[Dataset entries]

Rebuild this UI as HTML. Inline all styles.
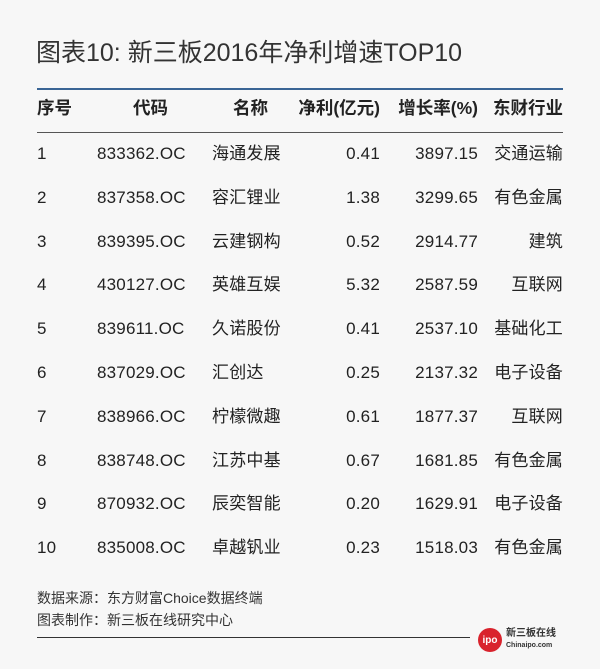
<!DOCTYPE html>
<html><head><meta charset="utf-8"><style>
body{margin:0;width:600px;height:669px;background:#f7f7f7;overflow:hidden;font-family:"Liberation Sans","Noto Sans CJK SC",sans-serif;color:#222;position:relative}
.a{position:absolute;white-space:nowrap;line-height:1}
.r{text-align:right}
.h{font-weight:bold;font-size:17.5px;top:100px}
.d{font-size:17px;letter-spacing:0.2px}
</style></head><body>
<div class="a" style="left:36px;top:41px;font-size:25px;color:#333">图表10: 新三板2016年净利增速TOP10</div>
<div class="a" style="left:37px;top:88px;width:526px;height:2px;background:#3a6595"></div>
<div class="a h" style="left:37px">序号</div>
<div class="a h" style="left:133px">代码</div>
<div class="a h" style="left:233px">名称</div>
<div class="a h r" style="right:220px">净利(亿元)</div>
<div class="a h r" style="right:122px">增长率(%)</div>
<div class="a h r" style="right:37px">东财行业</div>
<div class="a" style="left:37px;top:132px;width:526px;height:1px;background:#555"></div>
<div id="rows"></div>
<script>
var d=[["1","833362.OC","海通发展","0.41","3897.15","交通运输"],["2","837358.OC","容汇锂业","1.38","3299.65","有色金属"],["3","839395.OC","云建钢构","0.52","2914.77","建筑"],["4","430127.OC","英雄互娱","5.32","2587.59","互联网"],["5","839611.OC","久诺股份","0.41","2537.10","基础化工"],["6","837029.OC","汇创达","0.25","2137.32","电子设备"],["7","838966.OC","柠檬微趣","0.61","1877.37","互联网"],["8","838748.OC","江苏中基","0.67","1681.85","有色金属"],["9","870932.OC","辰奕智能","0.20","1629.91","电子设备"],["10","835008.OC","卓越钒业","0.23","1518.03","有色金属"]];
var h="";
d.forEach(function(r,i){var t=145+i*43.8;
h+='<div class="a d" style="left:37px;top:'+t+'px">'+r[0]+'</div>'+
'<div class="a d" style="left:97px;top:'+t+'px">'+r[1]+'</div>'+
'<div class="a d" style="left:212px;top:'+t+'px">'+r[2]+'</div>'+
'<div class="a d r" style="right:220px;top:'+t+'px">'+r[3]+'</div>'+
'<div class="a d r" style="right:122px;top:'+t+'px">'+r[4]+'</div>'+
'<div class="a d r" style="right:37px;top:'+t+'px">'+r[5]+'</div>';});
document.getElementById("rows").innerHTML=h;
</script>
<div class="a" style="left:37px;top:591px;font-size:14px;color:#333">数据来源：东方财富Choice数据终端</div>
<div class="a" style="left:37px;top:613px;font-size:14px;color:#333">图表制作：新三板在线研究中心</div>
<div class="a" style="left:37px;top:637px;width:433px;height:1px;background:#333"></div>
<div class="a" style="left:478px;top:628px;width:24px;height:24px;border-radius:50%;background:#d9232d;color:#fff;font-size:10px;font-weight:bold;text-align:center;line-height:26px">ipo</div>
<div class="a" style="left:506px;top:629px;font-size:10px;font-weight:bold;color:#333">新三板在线</div>
<div class="a" style="left:506px;top:642px;font-size:7px;font-weight:bold;color:#333">Chinaipo.com</div>
</body></html>
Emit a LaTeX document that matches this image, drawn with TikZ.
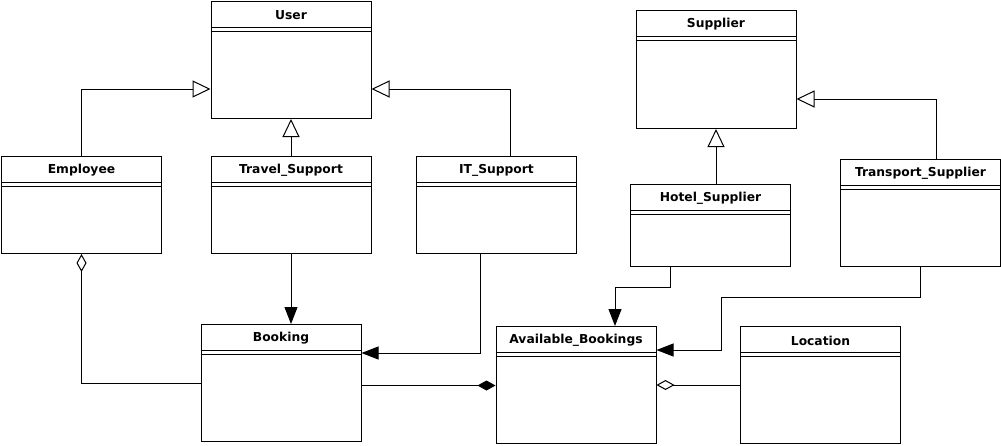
\documentclass[tikz,border=0pt]{standalone}
\usepackage{fontspec}
\setmainfont{DejaVu Sans}
\usetikzlibrary{arrows.meta,calc}
\tikzset{
  cls/.style={draw, line width=1pt, anchor=north west, minimum width=160pt, inner sep=0pt},
  ttl/.style={font=\fontsize{12.3}{14}\selectfont\bfseries},
  conn/.style={line width=1pt},
  gen/.style={conn, -{Triangle[open,length=18pt,width=17pt]}},
  assoc/.style={conn, -{Triangle[length=17pt,width=13pt]}},
  aggr/.style={conn, {Diamond[open,length=18pt,width=10pt]}-},
  comp/.style={conn, -{Diamond[length=18pt,width=10pt]}},
}
\newcommand{\umlclass}[5]{%
  \node[cls, minimum height=#4pt] (#1) at (#2,#3) {};
  \draw[conn] ([yshift=-26.5pt]#1.north west) -- ([yshift=-26.5pt]#1.north east);
  \draw[conn] ([yshift=-30pt]#1.north west) -- ([yshift=-30pt]#1.north east);
  \node[ttl] (#1-t) at ([yshift=-14.5pt]#1.north) {#5};
}
\begin{document}
\begin{tikzpicture}[x=1pt,y=-1pt]
\useasboundingbox (0,0) rectangle (1001,445);
\umlclass{User}{210.5}{1}{117}{User}
\umlclass{Employee}{1}{156}{97}{Employee}
\umlclass{Travel}{210.5}{156}{97}{Travel\_Support}
\umlclass{IT}{416}{156}{97}{IT\_Support}
\umlclass{Booking}{200.5}{324}{117}{Booking}
\umlclass{AB}{495.5}{326}{117}{Available\_Bookings}
\umlclass{Location}{740}{326}{117}{Location}
\umlclass{Supplier}{635.5}{10}{118}{Supplier}
\umlclass{Hotel}{630}{184}{82}{Hotel\_Supplier}
\umlclass{Transport}{840}{159}{107}{Transport\_Supplier}

% generalizations
\draw[gen] (Employee.north) |- ([yshift=-88pt]User.north west);
\draw[gen] (Travel.north) -- (Travel.north |- User.south);
\draw[gen] ([xshift=14pt]IT.north) |- ([yshift=-88pt]User.north east);
\draw[gen] (Supplier.south |- Hotel.north) -- (Supplier.south);
\draw[gen] ([xshift=15.5pt]Transport.north) |- ([yshift=-89pt]Supplier.north east);

% associations
\draw[assoc] (Travel.south) -- (Travel.south |- Booking.north);
\draw[assoc] ([xshift=-16pt]IT.south) |- ([yshift=-29pt]Booking.north east);
\draw[assoc] ([xshift=-40pt]Hotel.south) -- ++(0,20) -| ([xshift=119.5pt]AB.north west);
\coordinate (abA) at ([yshift=-24pt]AB.north east);
\draw[assoc] (Transport.south) -- ++(0,30) -| ([xshift=65pt]abA) -- (abA);

% aggregation / composition
\draw[aggr] (Employee.south) |- ([yshift=-59pt]Booking.north west);
\coordinate (abL) at ([yshift=-59.5pt]AB.north west);
\draw[comp] (Booking.east |- abL) -- (abL);
\coordinate (abR) at ([yshift=-59pt]AB.north east);
\draw[aggr] (abR) -- (Location.west |- abR);
\end{tikzpicture}
\end{document}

Exercise details:
Search the preceding listing for "this" and extract every line where it is found.

Written answer:
Rebuild this UI as HTML. Inline all styles.
Emit a LaTeX document that matches this image, drawn with TikZ.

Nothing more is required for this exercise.